When the iPad launched in the spring of 2010, the closest analog most users had to a tablet was the smartphone: a device that favored the portrait orientation by necessity. Barring a few fringe examples, most pocketable smart devices still took their design cues from the telephone receivers of yesteryear, whose vertical design was born of the necessity to simultaneously cover both the ear and mouth of a user. Portrait designs also made one-handed use easier, long an important element of the smartphone experience.
These ideas -along with a lot of design and software cues- were duplicated essentially wholesale in the new tablet experience. Indeed, the iPad was called a “a giant iPhone” by many. One of the smartest of these duplications was the idea of multiple orientations: the accelerometer triggered the device’s OS to flip to landscape when rotated on its side, then back to portrait when returned to vertical. Of course, Apple wasn’t the first to offer multiple orientations on a mobile device: Windows Mobile had been doing it for years, but Apple was the first to use an accelerometer to make it relatively effortless.
The finishing touch, though, was in the iPad’s minimalist design. The only break in the featureless front panel was the home button, which provided a slight visual anchor to portrait orientation, but which didn’t look all that out of place when the device was rotated to landscape. In this manner, the experience stayed versatile, and the iPad felt equally “correct” in either orientation.
Since the iPad, we’ve seen a slew of tablets launch from all manner of competing companies, not all of whom have been so open to the idea of multiple orientations. Sure, most of them still provide the ability to transition between portrait and landscape modes just by turning the device, but the cues their designs provide are much less flexible in their “suggested” means of holding them. Buttons, casings, and -worst of all- logos dictate how we should hold the non-Apple tablets of today.

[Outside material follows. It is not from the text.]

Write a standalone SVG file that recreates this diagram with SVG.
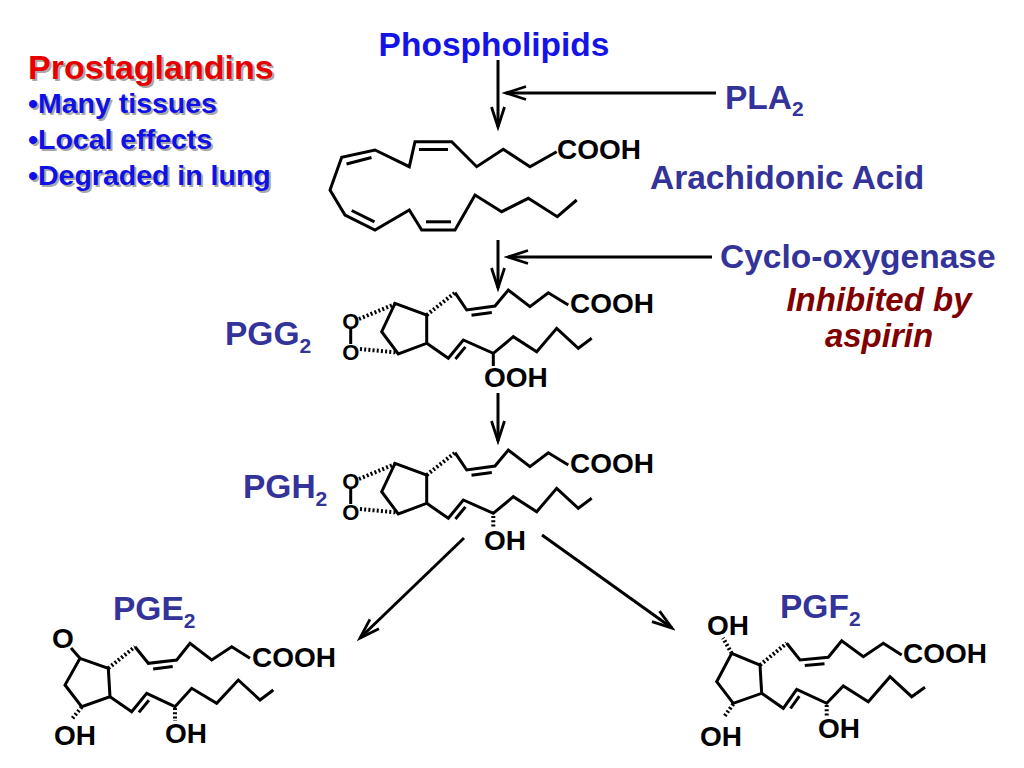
<svg xmlns="http://www.w3.org/2000/svg" width="1024" height="768" viewBox="0 0 1024 768">
<defs>
<style>
.b{stroke:#000;stroke-width:3;fill:none;stroke-linejoin:miter;stroke-linecap:butt}
.h{stroke:#000;stroke-width:4;stroke-dasharray:2 2.2;fill:none}
.ar{stroke:#000;stroke-width:3;fill:none;marker-end:url(#ah)}
.t{font-family:"Liberation Sans",Arial,sans-serif;font-weight:bold}
.c{font-size:28px;fill:#000}
.o{font-size:22px;fill:#000}
.lab{font-size:33.5px;fill:#333399}
.inh{font-size:33px;fill:#800000;font-style:italic}
.sh{fill:#a8a8a8}
</style>
<marker id="ah" markerUnits="userSpaceOnUse" viewBox="-24 -10 28 20" refX="0" refY="0" markerWidth="28" markerHeight="20" orient="auto">
<path d="M-20,-6.5 L0,0 L-20,6.5" stroke="#000" stroke-width="2.8" fill="none"/>
</marker>
</defs>
<rect width="1024" height="768" fill="#fff"/>

<g id="prostaglandins-list" class="t">
<text x="30" y="81" font-size="34" class="sh">Prostaglandins</text>
<text x="28" y="79" font-size="34" fill="#e80000">Prostaglandins</text>
<text x="30" y="115" font-size="28.5" class="sh">•Many tissues</text>
<text x="28" y="113" font-size="28.5" fill="#1010e8">•Many tissues</text>
<text x="30" y="151" font-size="28.5" class="sh">•Local effects</text>
<text x="28" y="149" font-size="28.5" fill="#1010e8">•Local effects</text>
<text x="30" y="187" font-size="28.5" class="sh">•Degraded in lung</text>
<text x="28" y="185" font-size="28.5" fill="#1010e8">•Degraded in lung</text>
</g>

<g id="phospholipids"><text class="t" x="494" y="56" font-size="33.5" fill="#1414e6" text-anchor="middle">Phospholipids</text></g>
<g id="pla2"><text class="t lab" x="725" y="109">PLA<tspan font-size="21" dy="7">2</tspan></text></g>
<g id="arachidonic-label"><text class="t lab" x="650" y="189">Arachidonic Acid</text></g>
<g id="cox"><text class="t lab" x="720" y="268">Cyclo-oxygenase</text></g>
<g id="aspirin" class="t inh" text-anchor="middle">
<text x="879" y="311">Inhibited by</text>
<text x="879" y="347">aspirin</text>
</g>

<g id="arachidonic-acid">
<polyline class="b" points="556.7,151.7 530,166.7 503.3,149.3 476.7,166.7 451.7,141.7 415,141.7 409.3,166.7 375,150 341.7,157.3 330,190 345,215 375,230 409.3,210 421.7,230 455,230 475,195 501.7,211.7 528.3,198.3 557.3,216.7 576.7,200"/>
<line class="b" x1="419" y1="149.5" x2="448" y2="149.5"/>
<line class="b" x1="346.5" y1="164" x2="371.5" y2="157.5"/>
<line class="b" x1="351.7" y1="210.5" x2="374.5" y2="221.9"/>
<line class="b" x1="426" y1="221.8" x2="451" y2="221.8"/>
<text class="t c" x="557" y="159">COOH</text>
</g>

<g id="pgg2">
<text class="t lab" x="225" y="345">PGG<tspan font-size="21" dy="8">2</tspan></text>
<text class="t o" x="350.7" y="329" text-anchor="middle">O</text>
<text class="t o" x="350.7" y="360" text-anchor="middle">O</text>
<line class="b" x1="350.7" y1="328" x2="350.7" y2="344"/>
<polygon class="b" points="395,303.3 426.7,315 426.7,343.3 398.3,354 381.7,331.7"/>
<line class="h" x1="359" y1="319" x2="395" y2="304"/>
<line class="h" x1="360" y1="349" x2="397" y2="352.5"/>
<line class="h" x1="426.7" y1="315" x2="455" y2="292.7"/>
<polyline class="b" points="455,292.7 466.7,310 495,306 508.3,290 530,306.7 548.3,292.7 568.3,305"/>
<line class="b" x1="471.5" y1="315.3" x2="491.8" y2="312.5"/>
<polyline class="b" points="426.7,343.3 448.3,358.3 463.3,340 493.3,353.3 513.3,336.7 536.7,351.7 556.7,328.3 578.3,348.3 591.7,338.3"/>
<line class="b" x1="455.4" y1="359" x2="465.4" y2="346.9"/>
<line class="b" x1="493.3" y1="353.3" x2="493.3" y2="366"/>
<text class="t c" x="570" y="313">COOH</text>
<text class="t c" x="484" y="387">OOH</text>
</g>

<g id="pgh2">
<text class="t lab" x="243" y="498">PGH<tspan font-size="21" dy="8">2</tspan></text>
<g transform="translate(0,160)">
<text class="t o" x="350.7" y="329" text-anchor="middle">O</text>
<text class="t o" x="350.7" y="360" text-anchor="middle">O</text>
<line class="b" x1="350.7" y1="328" x2="350.7" y2="344"/>
<polygon class="b" points="395,303.3 426.7,315 426.7,343.3 398.3,354 381.7,331.7"/>
<line class="h" x1="359" y1="319" x2="395" y2="304"/>
<line class="h" x1="360" y1="349" x2="397" y2="352.5"/>
<line class="h" x1="426.7" y1="315" x2="455" y2="292.7"/>
<polyline class="b" points="455,292.7 466.7,310 495,306 508.3,290 530,306.7 548.3,292.7 568.3,305"/>
<line class="b" x1="471.5" y1="315.3" x2="491.8" y2="312.5"/>
<polyline class="b" points="426.7,343.3 448.3,358.3 463.3,340 493.3,353.3 513.3,336.7 536.7,351.7 556.7,328.3 578.3,348.3 591.7,338.3"/>
<line class="b" x1="455.4" y1="359" x2="465.4" y2="346.9"/>
<line class="h" x1="493.3" y1="356" x2="493.3" y2="367"/>
<text class="t c" x="570" y="313">COOH</text>
<text class="t c" x="484" y="390">OH</text>
</g>
</g>

<g id="pge2">
<text class="t lab" x="113" y="620" font-size="32">PGE<tspan font-size="21" dy="8">2</tspan></text>
<text class="t c" x="63" y="648" text-anchor="middle">O</text>
<line class="b" x1="71" y1="648" x2="80" y2="658.3"/>
<polygon class="b" points="80,658.3 108.3,668.3 110,696.7 81.7,706.7 65,685"/>
<line class="h" x1="108.3" y1="668.3" x2="135" y2="646.7"/>
<polyline class="b" points="135,646.7 148.3,663.3 176.7,660 190,643.3 211.7,660 231.7,646.7 250,658.3"/>
<line class="b" x1="153.2" y1="669" x2="172.7" y2="666.6"/>
<polyline class="b" points="110,696.7 131.7,711.7 146.7,693.3 175,706.7 191.7,688.3 216.7,703.3 238.3,680 260,700 273.3,690"/>
<line class="b" x1="138.9" y1="712.4" x2="148.9" y2="700.2"/>
<line class="h" x1="175" y1="708" x2="175" y2="721"/>
<line class="h" x1="81.7" y1="707" x2="72" y2="719"/>
<text class="t c" x="252" y="667">COOH</text>
<text class="t c" x="165" y="743">OH</text>
<text class="t c" x="54" y="745">OH</text>
</g>

<g id="pgf2">
<text class="t lab" x="780" y="618" font-size="32">PGF<tspan font-size="21" dy="8">2</tspan></text>
<text class="t c" x="707" y="635">OH</text>
<line class="h" x1="731.7" y1="653.3" x2="723" y2="638"/>
<polygon class="b" points="731.7,653.3 760,665 761.7,693.3 733.3,703.3 716.7,681.7"/>
<line class="h" x1="760" y1="665" x2="786.7" y2="643.3"/>
<polyline class="b" points="786.7,643.3 800,660 828.3,657.3 841.7,640.7 863.3,656.7 883.3,643.3 901.7,655"/>
<line class="b" x1="804.8" y1="665.6" x2="824.5" y2="663.7"/>
<polyline class="b" points="761.7,693.3 783.3,708.3 796.7,689.3 826.7,703.3 843.3,686 868.3,701.7 890,676.7 911.7,696.7 925,687.3"/>
<line class="b" x1="790.5" y1="708.5" x2="799.3" y2="696.1"/>
<line class="h" x1="826.7" y1="705" x2="826.7" y2="717"/>
<line class="h" x1="733.3" y1="704" x2="724" y2="717"/>
<text class="t c" x="903" y="663">COOH</text>
<text class="t c" x="818" y="738">OH</text>
<text class="t c" x="700" y="746">OH</text>
</g>

<g id="connectors">
<line class="ar" x1="498" y1="60" x2="498" y2="127"/>
<line class="ar" x1="716" y1="93" x2="506" y2="93"/>
<line class="ar" x1="498" y1="240" x2="498" y2="288"/>
<line class="ar" x1="712" y1="257" x2="508" y2="257"/>
<line class="ar" x1="498" y1="393" x2="498" y2="441"/>
<line class="ar" x1="464" y1="538" x2="360" y2="638"/>
<line class="ar" x1="542" y1="535" x2="672" y2="628"/>
</g>
</svg>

The original Galaxy Tab was the first mainstream iPad competitor to gain any real traction, and it favored portrait usage. In the case of this device, the visual cues in favor of verticality were even more pronounced because, as a pre-Honeycomb device, hardware buttons still ran across the bezel below the screen.
Since then, we’ve seen the Motorola Xoom and Xyboard devices launch in many flavors, sporting both manufacturer logos and garish carrier branding as well. Aside from telling us who’s provided the device, these unsubtle decals let us know that these are landscape-centric devices
unless you’re talking about the 8.9-inch Xyboard:
And landscape-centric design isn’t just confined to the larger tablets, as the Blackberry Playbook and aborted HP TouchPad Go demonstrate.
The nice thing about these divergent approaches is choice: even though consumers can choose between only two dominant OSes when tablet shopping, they have a multitude of form factors if they opt for Google’s flavor. Which one is “better” overall will always be a matter of the user’s taste, but broadly speaking, some orientations work better for some tasks. Movies, for example, are best watched in landscape mode to take advantage of the wider display area.
That brings to light another important point: aspect ratio. Where the iPad uses a 4:3 ratio, many other tablets, such as the ASUS Transformer line and the aforementioned Xoom devices, employ a much more “theatrical” 16:9 or 16:10. This is excellent for watching movies, but not as ideal for activities like document editing (unless you’re making use of an app that employs many columns).
And just try using one of those “widescreen” tablets in portrait configuration. Devices in the 7″ range suffer a less from the awkwardness, but using a full-sized Xoom or that huge ham-beast, the Toshiba Excite 13.3, in portrait mode is an exercise in hilarity. It feels a little like holding a diving board in your hands.
That awkward feeling isn’t confined to the portrait mode, either; landscape-optimized devices like the Playbook aren’t exactly a joy to use one-handed. Granted, that’s true for most tablets, but a selling point of 7″ devices is easier one-handed operation something that evaporates when the OS demands you stay locked in to landscape.
Ultimately, what we need from tomorrow’s tablet devices is versatility. It’s not enough that the OS supports multiple orientations; the hardware needs to be usable in those different orientations. It’s fine to design software that prefers one orientation over another: such choices often result in intelligent use of the canvas and standout features and capabilities. But the hardware needs to feel equally comfortable in any case.
That’s a tough pill to swallow for those who love putting logos on device bezels, but it’s the only intelligent way forward for tablet makers. And, truthfully, I’ve never heard anyone clamoring for more silkscreened carrier logos on any of their mobile devices. By and large, we know what product we’re using, and we don’t need the constant reminder of a company insignia to help us remember – particularly when it’s sideways or upside-down because we’re using our tablet in all the different orientations the OS allows.
In short, neither is “better” overall; the road to “better” ends at smart design that doesn’t confine us to one or the other.